NEW YORK (CBSNewYork) — Mayor Bill de Blasio and a New York state ethics panel are engaged in an intense tug of war over team de Blasio’s refusal to hand over documents related to his lobbying and fundraising.

As CBS2 Political Reporter Marcia Kramer reported, de Blasio will not utter the name of Gov. Andrew Cuomo – at least in public. But he said he will not respond to a subpoena from the Joint Commission on Public Ethics because the governor is the puppeteer pulling the strings.

They went to court to compel de Blasio’s cooperation, and de Blasio dug in his heels, Kramer reported.

Kramer asked de Blasio about it all on Tuesday.

Kramer: “They claim that they have seven Democrats and seven Republicans and it’s bipartisan. I wonder if you believe what they’re saying.”

De Blasio: “No, I don’t. I think it’s quite clear a double standard is being held. I think it’s quite clear there are other motivations, and if they want to go to court, they can go to court. We think it’s quite clear that they are beyond their purview.”

After a month of subpoenas, nonstop questions about five separate corruption probes, and repeated insistence that he will cooperate with any and all investigations, de Blasio has drawn a line in the sand. He said he will not turn over documents relating to his political nonprofit, the Campaign for One New York, to a state ethics panel because it is a political witch hunt engineered by Cuomo.

“We’ve seen these games played before, and we’re not going to stand for it,” de Blasio said.

His remarks came as the Joint Commission on Public Ethics, JCOPE, went to court to force de Blasio’s hand.
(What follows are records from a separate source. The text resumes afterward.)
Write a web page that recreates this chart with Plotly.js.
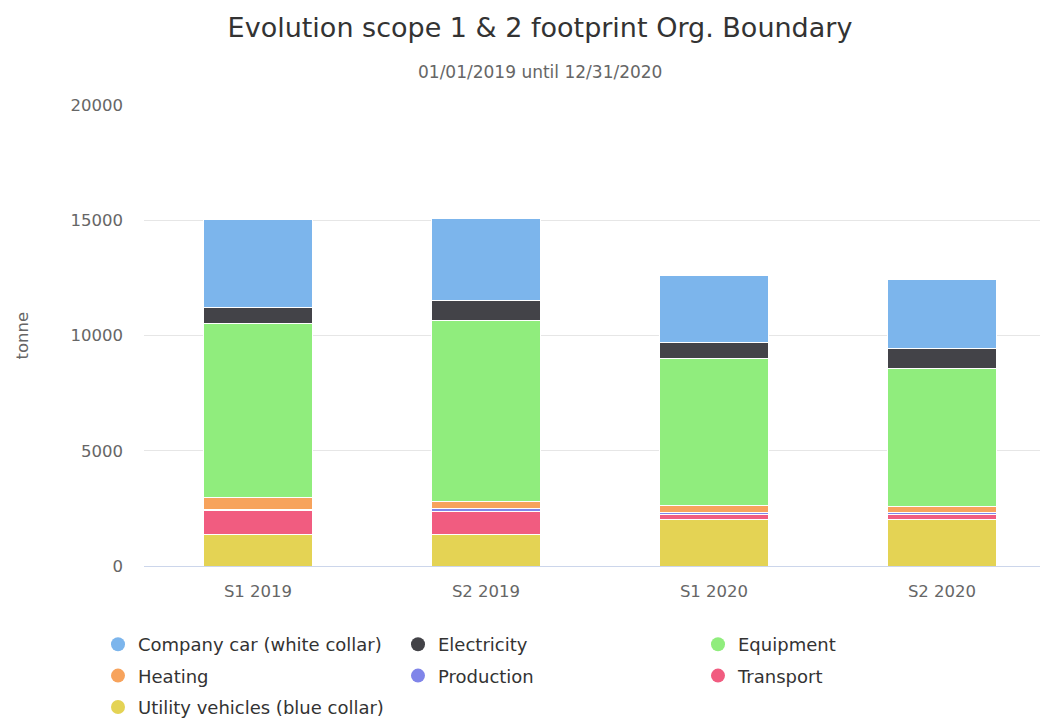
<!DOCTYPE html>
<html>
<head>
<meta charset="utf-8">
<script src="https://cdn.plot.ly/plotly-3.0.1.min.js"></script>
<style>html,body{margin:0;padding:0;background:#fff;}#chart{width:1040px;height:718px;}</style>
</head>
<body>
<div id="chart"></div>
<script>
// Data (tonne)
const categories = ['S1 2019', 'S2 2019', 'S1 2020', 'S2 2020'];
const utilityVehicles = [1360, 1360, 2030, 2030];
const transport = [1040, 990, 220, 200];
const production = [40, 160, 60, 70];
const heating = [540, 300, 330, 300];
const equipment = [7550, 7850, 6350, 5980];
const electricity = [700, 860, 690, 870];
const companyCar = [3810, 3570, 2910, 2970];
const yTicks = [0, 5000, 10000, 15000, 20000];

const FONT = 'DejaVu Sans, Verdana, sans-serif';

// stacking order bottom -> top
const stackSeries = [
  {name: 'Utility vehicles (blue collar)', values: utilityVehicles, color: '#e4d354'},
  {name: 'Transport', values: transport, color: '#f15c80'},
  {name: 'Production', values: production, color: '#8085e9'},
  {name: 'Heating', values: heating, color: '#f7a35c'},
  {name: 'Equipment', values: equipment, color: '#90ed7d'},
  {name: 'Electricity', values: electricity, color: '#434348'},
  {name: 'Company car (white collar)', values: companyCar, color: '#7cb5ec'}
];

// legend layout: [series name, legend id]
const legendOrder = [
  ['Company car (white collar)', 'legend'],
  ['Electricity', 'legend2'],
  ['Equipment', 'legend3'],
  ['Heating', 'legend'],
  ['Production', 'legend2'],
  ['Transport', 'legend3'],
  ['Utility vehicles (blue collar)', 'legend']
];

const data = stackSeries.map(s => ({
  type: 'bar',
  name: s.name,
  x: categories,
  y: s.values,
  marker: {color: s.color, line: {color: '#ffffff', width: 1}},
  showlegend: false,
  hoverinfo: 'x+y+name'
}));

legendOrder.forEach(([name, lg]) => {
  const s = stackSeries.find(t => t.name === name);
  data.push({
    type: 'scatter',
    mode: 'markers',
    name: name,
    x: [null],
    y: [null],
    legend: lg,
    legendgroup: name,
    marker: {color: s.color, size: 14, symbol: 'circle'},
    showlegend: true,
    hoverinfo: 'skip'
  });
});

const legendBase = {
  orientation: 'v',
  xref: 'container', yref: 'container',
  xanchor: 'left', yanchor: 'top',
  y: 1 - 626 / 718,
  font: {family: FONT, size: 18, color: '#333333'},
  bgcolor: 'rgba(0,0,0,0)',
  traceorder: 'grouped',
  tracegroupgap: 5,
  itemclick: false, itemdoubleclick: false
};

const layout = {
  width: 1040,
  height: 718,
  paper_bgcolor: '#ffffff',
  plot_bgcolor: '#ffffff',
  font: {family: FONT, color: '#666666'},
  barmode: 'stack',
  bargap: 0.522,
  margin: {l: 144, r: 0, t: 105, b: 152, autoexpand: false},
  title: {
    text: 'Evolution scope 1 & 2 footprint Org. Boundary',
    font: {family: FONT, size: 27, color: '#333333'},
    xref: 'container', yref: 'container',
    x: 540 / 1040, xanchor: 'center',
    y: 1 - 28 / 718, yanchor: 'middle'
  },
  annotations: [{
    text: '01/01/2019 until 12/31/2020',
    xref: 'paper', yref: 'paper',
    x: (540 - 144) / 896, y: 1 + (105 - 72) / 461,
    xanchor: 'center', yanchor: 'middle',
    showarrow: false,
    font: {family: FONT, size: 17, color: '#666666'}
  }, {
    text: 'tonne',
    xref: 'paper', yref: 'paper',
    x: (22 - 144) / 896, y: 0.5,
    xanchor: 'center', yanchor: 'middle',
    textangle: -90,
    showarrow: false,
    font: {family: FONT, size: 16.5, color: '#666666'}
  }],
  xaxis: {
    type: 'category',
    range: [-0.5, 896 / 228 - 0.5],
    showgrid: false,
    showline: true,
    linecolor: '#ccd6eb',
    linewidth: 1,
    ticks: '',
    tickfont: {family: FONT, size: 16.5, color: '#666666'},
    ticklabelstandoff: 10,
    fixedrange: true
  },
  yaxis: {
    range: [0, 20000],
    tickvals: yTicks,
    ticktext: yTicks.map(String),
    showgrid: true,
    gridcolor: '#e6e6e6',
    gridwidth: 1,
    zeroline: false,
    showline: false,
    ticks: '',
    tickfont: {family: FONT, size: 16.5, color: '#666666'},
    ticklabelstandoff: 20,
    fixedrange: true
  },
  legend: Object.assign({}, legendBase, {x: 98 / 1040}),
  legend2: Object.assign({}, legendBase, {x: 398 / 1040}),
  legend3: Object.assign({}, legendBase, {x: 698 / 1040})
};

Plotly.newPlot('chart', data, layout, {displayModeBar: false, staticPlot: true});
</script>
</body>
</html>
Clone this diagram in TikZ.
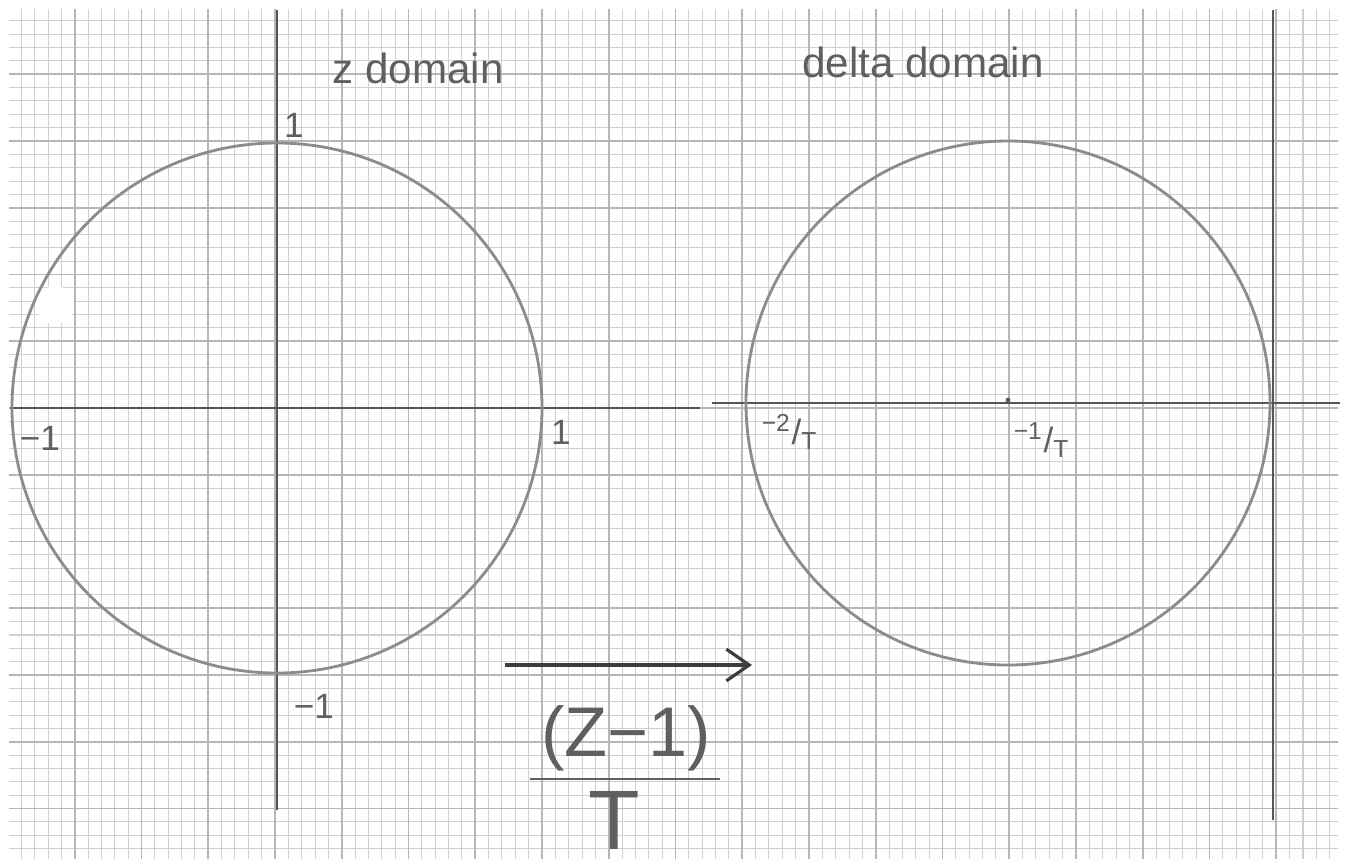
\documentclass[tikz,border=0pt]{standalone}
\usepackage{fontspec}
\setmainfont{Liberation Sans}
\usetikzlibrary{arrows.meta}
\definecolor{gridminor}{RGB}{208,208,208}
\definecolor{gridmajor}{RGB}{182,182,182}
\definecolor{axisgray}{RGB}{85,85,85}
\definecolor{circgray}{RGB}{140,140,140}
\definecolor{inkgray}{RGB}{95,95,95}
\definecolor{inkdark}{RGB}{60,60,60}

\begin{document}
\begin{tikzpicture}[x=0.1mm, y=-0.1mm,
    minor/.style={draw=gridminor, line width=0.3pt},
    major/.style={draw=gridmajor, line width=0.45pt},
    axis/.style={draw=axisgray, line width=0.7pt},
    curve/.style={draw=circgray, line width=0.8pt},
    lbl/.style={text=inkgray, inner sep=0pt, font=\fontsize{12}{14}\selectfont},
    num/.style={text=inkgray, inner sep=0pt, font=\fontsize{10}{12}\selectfont},
    big/.style={text=inkgray, inner sep=0pt, font=\fontsize{20}{24}\selectfont},
    arr/.style={draw=inkdark, line width=1.3pt,
                -{Straight Barb[length=6.5pt, width=9pt, line width=0.9pt]}}]

  \useasboundingbox (0,0) rectangle (1353,867);
  \fill[white] (0,0) rectangle (1353,867);

  % graph paper
  \begin{scope}
    \clip (9,9) rectangle (1338,858);
    \foreach \i in {-20,...,80}
      \draw[minor] ({275+13.35*\i},0) -- ({275+13.35*\i},867);
    \foreach \j in {-30,...,34}
      \draw[minor] (0,{408+13.35*\j}) -- (1353,{408+13.35*\j});
    \foreach \i in {-20,-15,...,80}
      \draw[major] ({275+13.35*\i},0) -- ({275+13.35*\i},867);
    \foreach \j in {-30,-25,...,34}
      \draw[major] (0,{408+13.35*\j}) -- (1353,{408+13.35*\j});
  \end{scope}

  % centres and axes
  \coordinate (zc) at (277,408);
  \coordinate (dc) at (1008,403);
  \draw[axis] (10,408) -- (700,408);
  \draw[axis] (277,10) -- (277,810);
  \draw[axis] (712,403) -- (1340,403);
  \draw[axis] (1273,10) -- (1273,820);

  % unit circle and its image
  \draw[curve] (zc) circle[radius=265];
  \draw[curve] (dc) circle[radius=262];
  \fill[white] (55,305) circle[radius=19];
  \fill[inkgray] (1008,400) circle[radius=2.5];

  % labels
  \node[lbl] (zdom)   at (418,68)  {z domain};
  \node[lbl] (ddom)   at (923,62)  {delta domain};
  \node[num] (ztop)   at (294,125) {1};
  \node[num] (zright) at (561,432) {1};
  \node[num] (zleft)  at (40,438)  {−1};
  \node[num] (zbot)   at (314,706) {−1};
  \node[num] (dleft)  at (790,432) {\textsuperscript{−2}/\textsubscript{T}};
  \node[num] (dmid)   at (1042,440) {\textsuperscript{−1}/\textsubscript{T}};

  % mapping
  \coordinate (mapS) at (505,665);
  \coordinate (mapE) at (752,665);
  \draw[arr] (mapS) -- (mapE);

  \node[big] (numer) at (626,738) {(Z−1)};
  \coordinate (barL) at (530,779);
  \coordinate (barR) at (720,779);
  \draw[draw=inkgray, line width=0.8pt] (barL) -- (barR);
  \node[big, font=\fontsize{24}{28}\selectfont] (denom) at (614,820) {T};
\end{tikzpicture}
\end{document}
Executive Director Seth Agata said de Blasio cannot pick and choose the investigations he complies with, and he said the courts will side the commission.

“These are matters that warrant an investigation, so yes, and if they say the governor is pulling the strings, they are just plain wrong,” Agata said.

Meanwhile, Cuomo spokeswoman Dani Lever released a statement saying the governor’s office has nothing to do with the investigations.

“The administration was first made aware of the reported investigations by the U.S. attorney, district attorney and Board of Elections when they were reported in the press,” Lever said in the statement.

All this came as the political sharks have begun circling. The very moment de Blasio was inside City Hall signing bills into law, two possible opponents to his reelection were outside his window. Brooklyn U.S. Rep. Hakeem Jeffries (D-N.Y.) and Bronx Borough President Ruben Diaz Jr. were ostensibly talking about a summer jobs program Tuesday, but the questions were about their political intentions.

When asked if he would support de Blasio’s reelection, Diaz said, “We’ll see what happens.”

Jeffries said, “It’s still premature.”

Diaz was asked point blank if the corruption investigations had made him rethink the possibility of running for mayor next year. He said had every “intention” of seeking another term as borough president, but he added, “These investigations are serious.”